Loki is an Inria project-team created in January 2018 in partnership with Université de Lille within the Joint Research Unit UMR 9189 CNRS-Centrale Lille-Université de Lille, CRIStAL. Loki is a follow-up of Mjolnir.
Our research aims at producing original ideas, fundamental knowledge and practical tools to inspire, inform and support the design of human-computer interactions.
We favor the vision of computers as tools, we would like them to empower people, and we believe this can only be achieved by supporting both transparent (from a cognitive perspective) and analytic use.
We are focusing on how such tools can be designed and engineered, and propose as a long-term goal to specify and create new technology dedicated to interaction: the Interaction Machine.
In the short to medium term, we will investigate this revision of interactive systems along three levels of dynamics of interaction.

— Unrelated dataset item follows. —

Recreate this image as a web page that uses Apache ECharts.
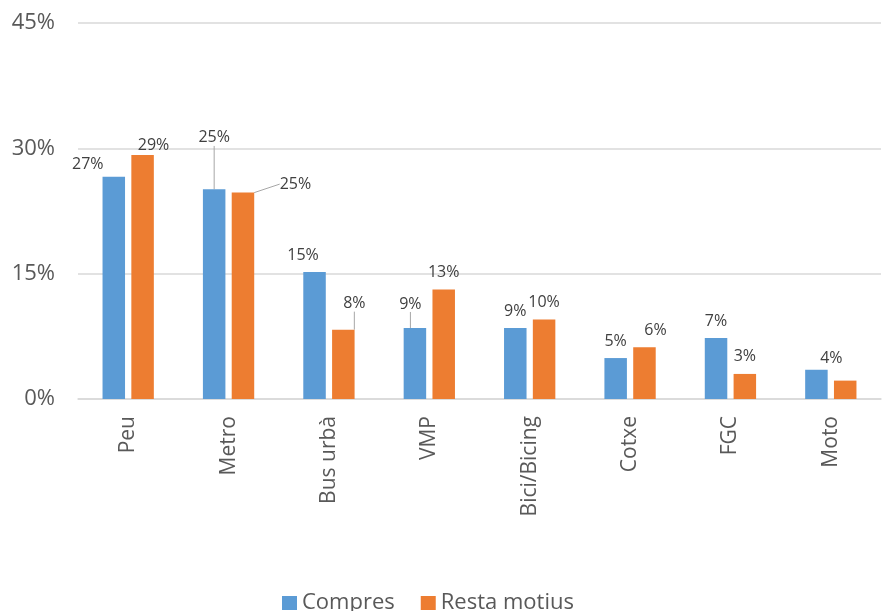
<!DOCTYPE html>
<html>
<head>
<meta charset="utf-8">
<script src="https://cdn.jsdelivr.net/npm/echarts@6/dist/echarts.min.js"></script>
<style>
  html, body { margin: 0; padding: 0; background: #ffffff; }
  #chart { width: 886px; height: 611px; }
</style>
</head>
<body>
<div id="chart"></div>
<script>
// ---- data ----
const categories = ['Peu', 'Metro', 'Bus urbà', 'VMP', 'Bici/Bicing', 'Cotxe', 'FGC', 'Moto'];
const seriesNames = ['Compres', 'Resta motius'];
const compres = [26.6, 25.1, 15.2, 8.5, 8.5, 4.9, 7.3, 3.5];
const restaMotius = [29.2, 24.7, 8.3, 13.1, 9.5, 6.2, 3.0, 2.2];
const compresLabels = ['27%', '25%', '15%', '9%', '9%', '5%', '7%', '4%'];
const restaLabels = ['29%', '25%', '8%', '13%', '10%', '6%', '3%', ''];
const yTicks = [0, 15, 30, 45];

// ---- label placement (styling only) ----
const labelOffsets = [
  [[-26, 4.5], [0, -34.5], [-11.5, 0], [-4.5, -7], [0, 0], [0, 0], [0, 0], [15, 6]],
  [[11, 7.5], [52.5, 8.5], [11, -9], [0, 0], [0, 0], [11, 0], [0, 0], [0, 0]]
];
const leaderLines = [
  [false, true, false, true, false, false, false, false],
  [false, true, true, false, false, false, false, false]
];

const colors = ['#5B9BD5', '#ED7D31'];
const font = '"Open Sans", "Noto Sans", sans-serif';

function buildData(values, labels, s) {
  return values.map((v, i) => ({
    value: v,
    label: {
      formatter: labels[i],
      show: labels[i] !== '',
      backgroundColor: (s === 0 && i === 1) ? '#ffffff' : 'transparent',
      padding: (s === 0 && i === 1) ? [0, 8] : 0
    },
    labelLine: { show: leaderLines[s][i] }
  }));
}

const chart = echarts.init(document.getElementById('chart'), null, { renderer: 'canvas' });

const seriesData = [compres, restaMotius];
const seriesLabels = [compresLabels, restaLabels];

chart.setOption({
  animation: false,
  color: colors,
  textStyle: { fontFamily: font },
  grid: { left: 78, right: 5, top: 23, bottom: 212, containLabel: false },
  legend: {
    data: seriesNames,
    left: 277,
    top: 587,
    itemWidth: 15,
    itemHeight: 14,
    itemGap: 26,
    icon: 'rect',
    textStyle: { fontSize: 22, color: '#595959', fontFamily: font }
  },
  xAxis: {
    type: 'category',
    data: categories,
    axisLine: { show: true, lineStyle: { color: '#D9D9D9', width: 1.5 } },
    axisTick: { show: false },
    axisLabel: {
      rotate: 90,
      margin: 17,
      fontSize: 21,
      color: '#595959',
      fontFamily: font,
      interval: 0
    }
  },
  yAxis: {
    type: 'value',
    min: yTicks[0],
    max: yTicks[yTicks.length - 1],
    interval: yTicks[1] - yTicks[0],
    axisLine: { show: false },
    axisTick: { show: false },
    splitLine: { lineStyle: { color: '#D9D9D9', width: 1.5 } },
    axisLabel: {
      formatter: v => v + '%',
      fontSize: 22,
      color: '#595959',
      margin: 23,
      fontFamily: font
    }
  },
  series: seriesData.map((vals, s) => ({
    name: seriesNames[s],
    type: 'bar',
    barWidth: 22.5,
    barGap: '28%',
    data: buildData(vals, seriesLabels[s], s),
    itemStyle: { color: colors[s] },
    label: {
      show: true,
      position: 'top',
      distance: 9,
      fontSize: 16,
      color: '#404040',
      fontFamily: font
    },
    labelLine: {
      show: false,
      lineStyle: { color: '#A6A6A6', width: 1 }
    },
    labelLayout: function (params) {
      const o = labelOffsets[params.seriesIndex][params.dataIndex];
      return { dx: o[0], dy: o[1] };
    }
  }))
});
</script>
</body>
</html>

- research on micro-dynamics will focus on low-level problems related to interaction such as studying transfer functions, latency compensation and tactile feedback.
- research on meso-dynamics will focus on augmenting the interaction bandwidth and vocabulary.
- Research on macro-dynamics will focus on real-time activity monitors and better system adaptability for skills acquisition while using those systems.
Understanding the phenomena that occur at each of these levels and their relationships will help us to acquire the necessary knowledge and technological bricks to reconcile the way interactive systems are engineered with human abilities.
More about our scientific project in the team founding document: loki-distilled.pdf
Contact: stephane.huot@inria.fr
Upcoming, present or recent news:
- 2020, October: On 2020/10/21, Nicole Pong brilliantly defended her PhD thesis "Interacting With Signifier-less Designs: The Case of Swhidgets". Congratulations Nicole!!!
- 2019, December: On 2019/12/18, Thibault Raffaillac brilliantly defended his PhD thesis "Improving software languages and libraries to program interaction". Congratulations Thibault!!!
- 2019, June: Thibault Raffaillac's article Polyphony: Programming Interfaces and Interactions with the Entity-Component-System Model" has been awarded the Best paper award at the ACM EICS 2019 conference. Congratulations Thibault!!!
- 2019, March: Our close collaborator Edward Lank from University of Waterloo has been awarded an Inria international chair in the team for the period 2019-2023. Welcome (back) on board, Ed!
- 2019, March: Géry and Mathieu has been awarded a Google Faculty Research Award. Congratulations, guys!!!